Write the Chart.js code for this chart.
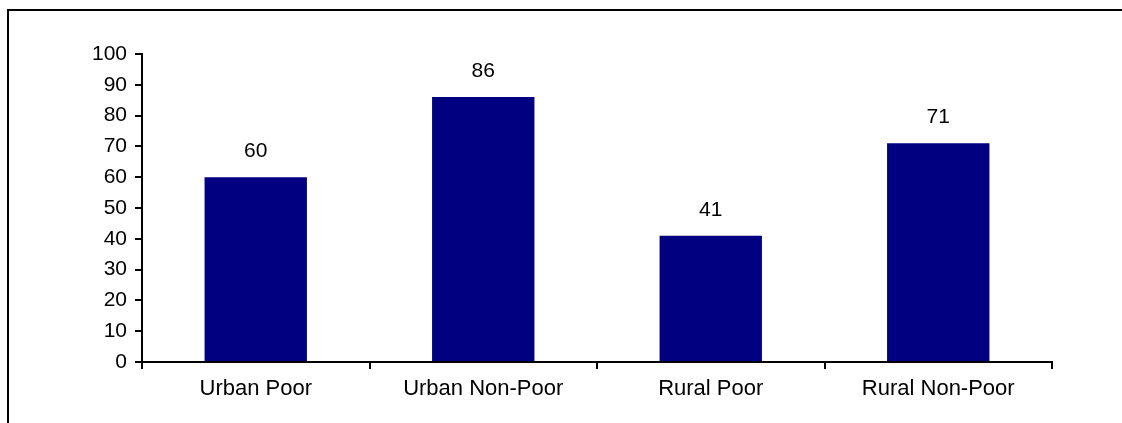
<!DOCTYPE html>
<html>
<head>
<meta charset="utf-8">
<script src="https://cdn.jsdelivr.net/npm/chart.js@4/dist/chart.umd.min.js"></script>
<style>
  html, body { margin: 0; padding: 0; background: #fff; }
  #wrap { position: absolute; left: 0; top: 0; width: 1122px; height: 423px; }
</style>
</head>
<body>
<div id="wrap"><canvas id="chart" width="1122" height="423"></canvas></div>
<script>
var categories = ['Urban Poor', 'Urban Non-Poor', 'Rural Poor', 'Rural Non-Poor'];
var values = [60, 86, 41, 71];
var yTicks = [0, 10, 20, 30, 40, 50, 60, 70, 80, 90, 100];

var FONT = '"Liberation Sans", Arial, sans-serif';
var FONT_SIZE = 21;

// frame lines (top and left) around the chart
var framePlugin = {
  id: 'frame',
  beforeDraw: function (chart) {
    var c = chart.ctx;
    c.save();
    c.fillStyle = '#fff';
    c.fillRect(0, 0, chart.width, chart.height);
    c.strokeStyle = '#000';
    c.lineWidth = 2;
    c.beginPath();
    c.moveTo(8, chart.height);
    c.lineTo(8, 10);
    c.lineTo(chart.width, 10);
    c.stroke();
    c.restore();
  }
};

// value above each bar
var valuePlugin = {
  id: 'values',
  afterDatasetsDraw: function (chart) {
    var c = chart.ctx;
    var meta = chart.getDatasetMeta(0);
    c.save();
    c.font = FONT_SIZE + 'px ' + FONT;
    c.fillStyle = '#000';
    c.textAlign = 'center';
    c.textBaseline = 'alphabetic';
    meta.data.forEach(function (bar, i) {
      c.fillText(String(values[i]), bar.x, bar.y - 20);
    });
    c.restore();
  }
};

var ctx = document.getElementById('chart').getContext('2d');
var myChart = new Chart(ctx, {
  type: 'bar',
  data: {
    labels: categories,
    datasets: [{
      data: values,
      backgroundColor: '#000080',
      borderWidth: 0,
      categoryPercentage: 1,
      barPercentage: 0.45
    }]
  },
  options: {
    responsive: false,
    animation: false,
    events: [],
    layout: { padding: { left: 0, top: 54, right: 70, bottom: 0 } },
    plugins: {
      legend: { display: false },
      tooltip: { enabled: false }
    },
    scales: {
      x: {
        offset: true,
        grid: {
          offset: true,
          drawOnChartArea: false,
          drawTicks: true,
          tickLength: 7,
          color: '#000',
          lineWidth: 2
        },
        border: { display: true, color: '#000', width: 2 },
        ticks: {
          color: '#000',
          padding: 7,
          font: { family: FONT, size: 22 },
          maxRotation: 0
        },
        afterFit: function (scale) { scale.height = 61; }
      },
      y: {
        min: 0,
        max: 100,
        afterBuildTicks: function (scale) {
          scale.ticks = yTicks.map(function (v) { return { value: v }; });
        },
        grid: {
          drawOnChartArea: false,
          drawTicks: true,
          tickLength: 7,
          color: '#000',
          lineWidth: 2
        },
        border: { display: true, color: '#000', width: 2 },
        ticks: {
          color: '#000',
          padding: 8,
          font: { family: FONT, size: FONT_SIZE }
        },
        afterFit: function (scale) { scale.width = 142; }
      }
    }
  },
  plugins: [framePlugin, valuePlugin]
});
</script>
</body>
</html>
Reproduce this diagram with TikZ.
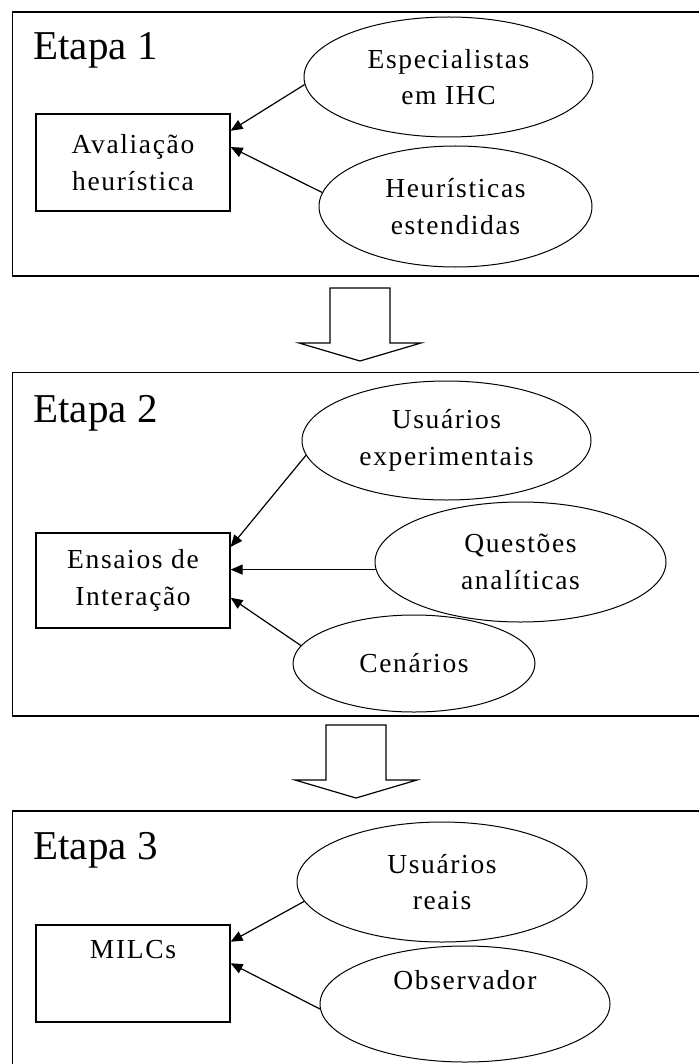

▶ [AIM]:
In the entries above, find every line holding the word "this" and copy it out.

▶ [WORKED SOLUTION]:
Write the Chart.js code for this chart.
Reproduce this diagram with TikZ.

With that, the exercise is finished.